The current housing market here in the Valley is truly a BUYER’S market. I wanted to get off of the subject of credit for a post and talk about the advantages of homeownership. But as you will read, everything comes back to your credit capabilities.

Buying a home vs. renting is a big decision that takes careful consideration, as most mortgage consultants will agree. But the rewards of home ownership are great. For many years, purchasing real estate has been considered an extremely profitable investment. It is an achievement that offers a sense of pride, financial stability and potential tax advantages.

Yes, there are certain responsibilities associated with owning a home. Landlords will often argue the benefits of renting, and for obvious reason. If you are renting, you’re helping them make their mortgage payment.

The numbers are staggering if you look at it this way. If you are paying $1,000 per month for an apartment, and you know your rent will increase 5% every year, then over the next five years you will pay your landlord $66,309. If you are currently renting a house, you may be paying much more than that each month. Either way, you gain no equity by shelling out this monthly housing expense and you certainly won’t benefit when the property value goes up!

However, if you were to purchase your own home or condominium, you would be well on your way toward building equity within that same five-year period. By choosing a fixed-rate loan program, you can have the comfort of knowing that your monthly mortgage payment will never go up. In fact, you would have the option of refinancing to a lower interest rate at some point in the future should interest rates drop, and this would cause your monthly mortgage commitment to go down.

In addition to building equity, there are tax advantages that come into play with home ownership. Depending on your tax bracket, owning a home is often less expensive than renting after taxes. Interest payments on a mortgage below $1 million are tax-deductible, and your mortgage consultant should help you evaluate the tax advantages of various loan scenarios, and share this information with your tax consultant to glean feedback on your behalf.

To find the loan program that is right for you, your mortgage consultant will need to evaluate your monthly household income, current assets and savings, as well as any monthly obligations you may have for credit card payments, car payments, child support, etc. These prequalification factors, along with the report of your credit score, will determine how much house you can afford and what interest rate you will pay for financing. It is also important to let your mortgage consultant know what your future goals are, because this will help narrow down which loan option is the best fit for your long-term needs.
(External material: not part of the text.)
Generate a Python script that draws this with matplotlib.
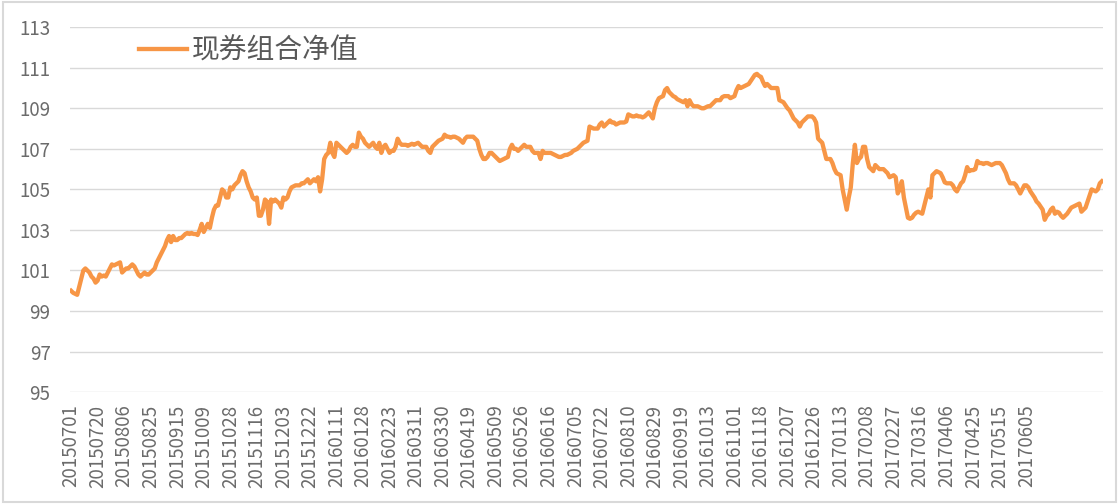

There are many different types of loan programs available, including “low” and “no” down payment mortgage programs. These types of programs require the borrower to provide less than 3% of the loan amount as down payment. FHA lenders rule that the mortgage payment, including principal, interest, taxes and insurance (PITI) should not exceed 31% of your gross income, and the PITI plus other long-term debt (car payments, etc.) should not exceed 43% of your gross income.

The lease-purchase offers homeownership opportunities to consumers with little cash and/or poor credit, who are prepared to bet on themselves. The bet is that before the option period expires, they will qualify for the mortgage they need to exercise the purchase option. During the option period, they have the opportunity to rebuild their credit and accumulate equity while living in the house.

The development of the sub-prime market, in which consumers with poor credit or no cash can obtain loans, does not seem to have lessened interest in lease-purchase. It is very likely that those who succeed in exercising their option under a lease-purchase do better than if they had financed a conventional purchase in the sub-prime market. The savings in finance costs will more than offset a higher price on the house. But those who can’t exercise their option will lose their bets.

Consumers who need to rebuild their credit rating during the option period should understand that paying their rent on time won’t do it. Rent payment information is not used in compiling credit scores. While Fair Isaac, the company that developed credit scoring, has recently unveiled an “expansion” score based on “non-traditional credit data,” it does not yet include rent payment information from individual home owners. Lease-purchase buyers who need a higher credit score must focus on their credit cards and loans.

Housing is an expense that takes a big bite out of the monthly budget. If you are a renter and feel that “home” is more than just someplace to hang your hat, think about the advantages of purchasing real estate. It may be time to take the step into building your personal net worth as a home owner.